┌──

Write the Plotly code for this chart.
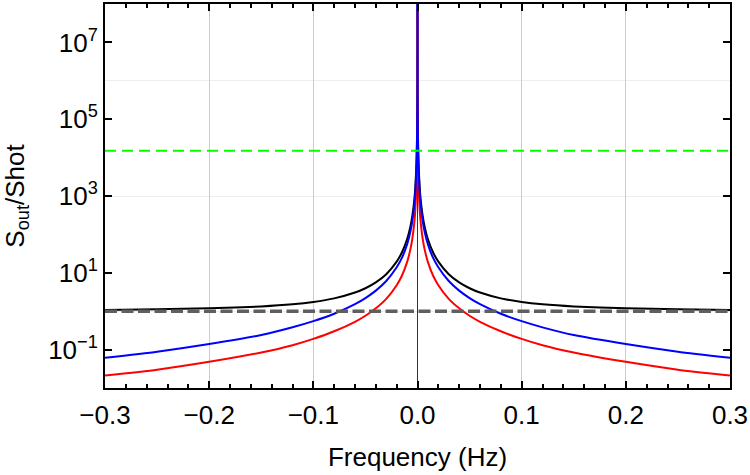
import plotly.graph_objects as go

# Frequencies (Hz), positive half; negative half is the mirror
freq_pos = [0.000005, 0.00002, 0.0001, 0.0002, 0.0005, 0.001, 0.002, 0.003, 0.005, 0.007,
            0.01, 0.015, 0.02, 0.03, 0.04, 0.05, 0.06, 0.08, 0.1, 0.12, 0.15, 0.2, 0.25, 0.3]
black_pos = [3e8, 1.85e7, 7.4e5, 1.87e5, 29600, 7401, 1851, 823, 297, 152,
             75, 33.8, 19.5, 9.2, 5.63, 3.96, 3.06, 2.16, 1.74, 1.51, 1.33, 1.19, 1.12, 1.08]
blue_pos = [2.2e8, 1.4e7, 5.5e5, 1.4e5, 22000, 5500, 1375, 611, 220, 112,
            55, 24.4, 14, 6.1, 3.44, 2.2, 1.53, 0.86, 0.55, 0.38, 0.24, 0.14, 0.088, 0.061]
red_pos = [7.6e7, 4.75e6, 1.9e5, 47500, 7600, 1900, 475, 211, 76, 39,
           19, 8.4, 4.75, 2.1, 1.19, 0.76, 0.53, 0.30, 0.19, 0.13, 0.084, 0.048, 0.030, 0.021]

green_level = 1.5e4
shot_level = 1.0
x_range = [-0.3, 0.3]

x_ticks = [-0.3, -0.2, -0.1, 0.0, 0.1, 0.2, 0.3]
x_ticktext = ["\u22120.3", "\u22120.2", "\u22120.1", "0.0", "0.1", "0.2", "0.3"]
y_ticks = [1e-1, 1e1, 1e3, 1e5, 1e7]
y_ticktext = ["10<sup>\u22121</sup>", "10<sup>1</sup>", "10<sup>3</sup>", "10<sup>5</sup>", "10<sup>7</sup>"]


def full(xs, ys):
    fx = [-v for v in reversed(xs)] + list(xs)
    fy = list(reversed(ys)) + list(ys)
    return fx, fy


fig = go.Figure()
for ys, col in [(black_pos, "black"), (red_pos, "#ff0000"), (blue_pos, "#0000ff")]:
    fx, fy = full(freq_pos, ys)
    fig.add_trace(go.Scatter(x=fx, y=fy, mode="lines",
                             line=dict(color=col, width=2, shape="spline", smoothing=0.6),
                             showlegend=False, hoverinfo="skip"))

fig.add_trace(go.Scatter(x=x_range, y=[green_level, green_level], mode="lines",
                         line=dict(color="#00ff00", width=2, dash="11px,6px"),
                         showlegend=False))
fig.add_trace(go.Scatter(x=x_range, y=[shot_level, shot_level], mode="lines",
                         line=dict(color="#5f5f5f", width=3.5, dash="12px,4.5px"),
                         showlegend=False))

font_family = "Liberation Sans, Arial, sans-serif"
fig.update_layout(
    width=750, height=475,
    margin=dict(l=105, r=19, t=2, b=87),
    plot_bgcolor="white", paper_bgcolor="white",
    font=dict(family=font_family, color="black", size=26),
    xaxis=dict(
        range=x_range, tickmode="array", tickvals=x_ticks, ticktext=x_ticktext,
        showline=True, linecolor="black", linewidth=2, mirror="allticks",
        ticks="inside", ticklen=7, tickwidth=1.5, tickcolor="black",
        showgrid=True, gridcolor="#cccccc", gridwidth=1,
        zeroline=True, zerolinecolor="#333333", zerolinewidth=1,
        minor=dict(dtick=0.02, tick0=0, ticks="inside", ticklen=4, tickwidth=1.5,
                   tickcolor="black", showgrid=False),
        tickfont=dict(size=26), ticklabelstandoff=3,
        title=dict(text="Frequency (Hz)", font=dict(size=26), standoff=19),
    ),
    yaxis=dict(
        type="log", range=[-2, 8], tickmode="array", tickvals=y_ticks, ticktext=y_ticktext,
        showline=True, linecolor="black", linewidth=2, mirror="allticks",
        ticks="inside", ticklen=7, tickwidth=1.5, tickcolor="black",
        showgrid=False, zeroline=False,
        minor=dict(tickmode="array", tickvals=[1, 1e3, 1e6], ticks="", ticklen=0,
                   showgrid=True, gridcolor="#eeeeee", gridwidth=1),
        tickfont=dict(size=26),
        title=dict(text="S<sub>out</sub>/Shot", font=dict(size=26), standoff=16),
    ),
)

fig.write_html("out.html")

└──

* _Given task_: Return the whole listing, word for word, and leave out every picture.

* _Solution for this exercise_:
Write the Plotly code for this chart.
import plotly.graph_objects as go

# Frequencies (Hz), positive half; negative half is the mirror
freq_pos = [0.000005, 0.00002, 0.0001, 0.0002, 0.0005, 0.001, 0.002, 0.003, 0.005, 0.007,
            0.01, 0.015, 0.02, 0.03, 0.04, 0.05, 0.06, 0.08, 0.1, 0.12, 0.15, 0.2, 0.25, 0.3]
black_pos = [3e8, 1.85e7, 7.4e5, 1.87e5, 29600, 7401, 1851, 823, 297, 152,
             75, 33.8, 19.5, 9.2, 5.63, 3.96, 3.06, 2.16, 1.74, 1.51, 1.33, 1.19, 1.12, 1.08]
blue_pos = [2.2e8, 1.4e7, 5.5e5, 1.4e5, 22000, 5500, 1375, 611, 220, 112,
            55, 24.4, 14, 6.1, 3.44, 2.2, 1.53, 0.86, 0.55, 0.38, 0.24, 0.14, 0.088, 0.061]
red_pos = [7.6e7, 4.75e6, 1.9e5, 47500, 7600, 1900, 475, 211, 76, 39,
           19, 8.4, 4.75, 2.1, 1.19, 0.76, 0.53, 0.30, 0.19, 0.13, 0.084, 0.048, 0.030, 0.021]

green_level = 1.5e4
shot_level = 1.0
x_range = [-0.3, 0.3]

x_ticks = [-0.3, -0.2, -0.1, 0.0, 0.1, 0.2, 0.3]
x_ticktext = ["\u22120.3", "\u22120.2", "\u22120.1", "0.0", "0.1", "0.2", "0.3"]
y_ticks = [1e-1, 1e1, 1e3, 1e5, 1e7]
y_ticktext = ["10<sup>\u22121</sup>", "10<sup>1</sup>", "10<sup>3</sup>", "10<sup>5</sup>", "10<sup>7</sup>"]


def full(xs, ys):
    fx = [-v for v in reversed(xs)] + list(xs)
    fy = list(reversed(ys)) + list(ys)
    return fx, fy


fig = go.Figure()
for ys, col in [(black_pos, "black"), (red_pos, "#ff0000"), (blue_pos, "#0000ff")]:
    fx, fy = full(freq_pos, ys)
    fig.add_trace(go.Scatter(x=fx, y=fy, mode="lines",
                             line=dict(color=col, width=2, shape="spline", smoothing=0.6),
                             showlegend=False, hoverinfo="skip"))

fig.add_trace(go.Scatter(x=x_range, y=[green_level, green_level], mode="lines",
                         line=dict(color="#00ff00", width=2, dash="11px,6px"),
                         showlegend=False))
fig.add_trace(go.Scatter(x=x_range, y=[shot_level, shot_level], mode="lines",
                         line=dict(color="#5f5f5f", width=3.5, dash="12px,4.5px"),
                         showlegend=False))

font_family = "Liberation Sans, Arial, sans-serif"
fig.update_layout(
    width=750, height=475,
    margin=dict(l=105, r=19, t=2, b=87),
    plot_bgcolor="white", paper_bgcolor="white",
    font=dict(family=font_family, color="black", size=26),
    xaxis=dict(
        range=x_range, tickmode="array", tickvals=x_ticks, ticktext=x_ticktext,
        showline=True, linecolor="black", linewidth=2, mirror="allticks",
        ticks="inside", ticklen=7, tickwidth=1.5, tickcolor="black",
        showgrid=True, gridcolor="#cccccc", gridwidth=1,
        zeroline=True, zerolinecolor="#333333", zerolinewidth=1,
        minor=dict(dtick=0.02, tick0=0, ticks="inside", ticklen=4, tickwidth=1.5,
                   tickcolor="black", showgrid=False),
        tickfont=dict(size=26), ticklabelstandoff=3,
        title=dict(text="Frequency (Hz)", font=dict(size=26), standoff=19),
    ),
    yaxis=dict(
        type="log", range=[-2, 8], tickmode="array", tickvals=y_ticks, ticktext=y_ticktext,
        showline=True, linecolor="black", linewidth=2, mirror="allticks",
        ticks="inside", ticklen=7, tickwidth=1.5, tickcolor="black",
        showgrid=False, zeroline=False,
        minor=dict(tickmode="array", tickvals=[1, 1e3, 1e6], ticks="", ticklen=0,
                   showgrid=True, gridcolor="#eeeeee", gridwidth=1),
        tickfont=dict(size=26),
        title=dict(text="S<sub>out</sub>/Shot", font=dict(size=26), standoff=16),
    ),
)

fig.write_html("out.html")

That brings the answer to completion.